News | July 10, 2024

Albrecht Dürer: Wanderlust at Huntington: Prints and Books Exploring European Travels

Huntington Art Gallery

Albrecht Dürer, St Anthony Before the Town, 1519

The impact German Renaissance artist Albrecht Dürer had on European art is the focus of the latest exhibition at The Huntington Library, San Marino, California, running through September 23. 

Albrecht Dürer: Wanderlust showcases Dürer’s art and legacy through prints, books, and paintings drawn primarily from The Huntington’s collections. The exhibition features works created during and following Dürer’s travels to Italy and beyond, illuminating the cultural network of artists and how they supported, competed with, and learned from one another.

Dürer (1471–1528) was a versatile artist who was at once a printmaker, painter, theorist, and publisher. Born in Nuremberg, Germany, in 1471, he began to travel to Italy and current-day France in his 20s, and the Low Countries of Belgium and the Netherlands years later. These experiences significantly shaped his artistic education and worldview. Featuring 24 works, the exhibition examines Dürer’s mastery of perspective and integration of Italian artistic principles into German art, establishing him as a pioneering figure in the Northern Renaissance.
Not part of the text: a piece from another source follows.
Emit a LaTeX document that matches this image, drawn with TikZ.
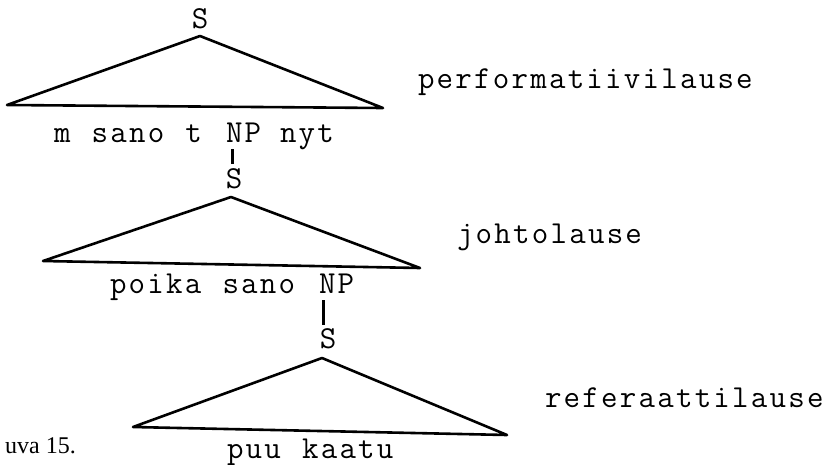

In addition to showcasing Dürer’s technical mastery, the exhibition highlights his role as an artist-publisher. He started his publishing business in 1498, which allowed him to have greater control over the sale and distribution of his prints. The release of Apocalypse (Apocalipsis cum figuris), a series of 15 large woodcuts depicting the end of the world as described in the biblical Book of Revelation, propelled Dürer to the international stage.

His work was so highly revered that his Life of the Virgin series was copied - down to the “AD” monogram - and disseminated by the Italian printmaker Marcantonio Raimondi. The plagiarism prompted Dürer to initiate the first-known intellectual property lawsuit specific to art. While the Venetian Senate ruled that Dürer’s monogram could no longer be used in copies, the ruling allowed his prints to still be reproduced and distributed by others.

Dürer published some 700 engravings, etchings, and woodcuts. These included individual prints and illustrations designed for books authored by him or others. His final publications included treatises on geometry (1525), fortifications (1527), and human proportion (1528). In his publication Instruction on Measurement, Dürer shares the secret of linear perspective. The exhibition displays two of Dürer’s woodcut illustrations that show how to create images of three-dimensional objects (a portrait of a man and a lute) on two-dimensional surfaces using a perspectival apparatus.

Additionally, the exhibition presents both paintings and prints by contemporaries whom he visited during his travels, including work by Raphael (1483–1520), Giovanni Bellini (1430–1516), and Lucas van Leyden (1494–1533). Dürer’s skills as a printmaker revolutionized the art of his time. His ability to create a variety of effects using only black lines proved unmatched. His contemporaries and followers copied his woodcuts and engravings or incorporated elements from them into their work. The exhibition shows examples of the dramatic effects created with thick, dense, curvilinear lines, as demonstrated in Samson and the Lion (ca. 1497–98), and delicate, compact cross-hatching, as shown in St. Jerome in His Study (1514).

Dürer studied the writings of the ancient Roman architect Vitruvius to understand the “canon of human proportions.” Vitruvius’ theories and his knowledge of classical art inform the design of Dürer’s figures of Adam and Eve (1504) in an elegant contrapposto pose. In the piece, the wooded environment, cliffs, and various animals re-imagine paradise in a northern European landscape. In the Knight, Death, and the Devil (1513) engraving, Dürer portrays a rider and his faithful dog unknowingly marching toward the figure of Death, who holds an hourglass to indicate the brevity of life on Earth. Knight, Death, and the Devil, St. Jerome in His Study, and Melencolia I (1514) form the trio of engravings known as Dürer’s Meisterstiche (master engravings).

Albrecht Dürer: Wanderlust is guest curated by Sophia Quach McCabe, adjunct professor of medieval art and architecture at California State University, Long Beach.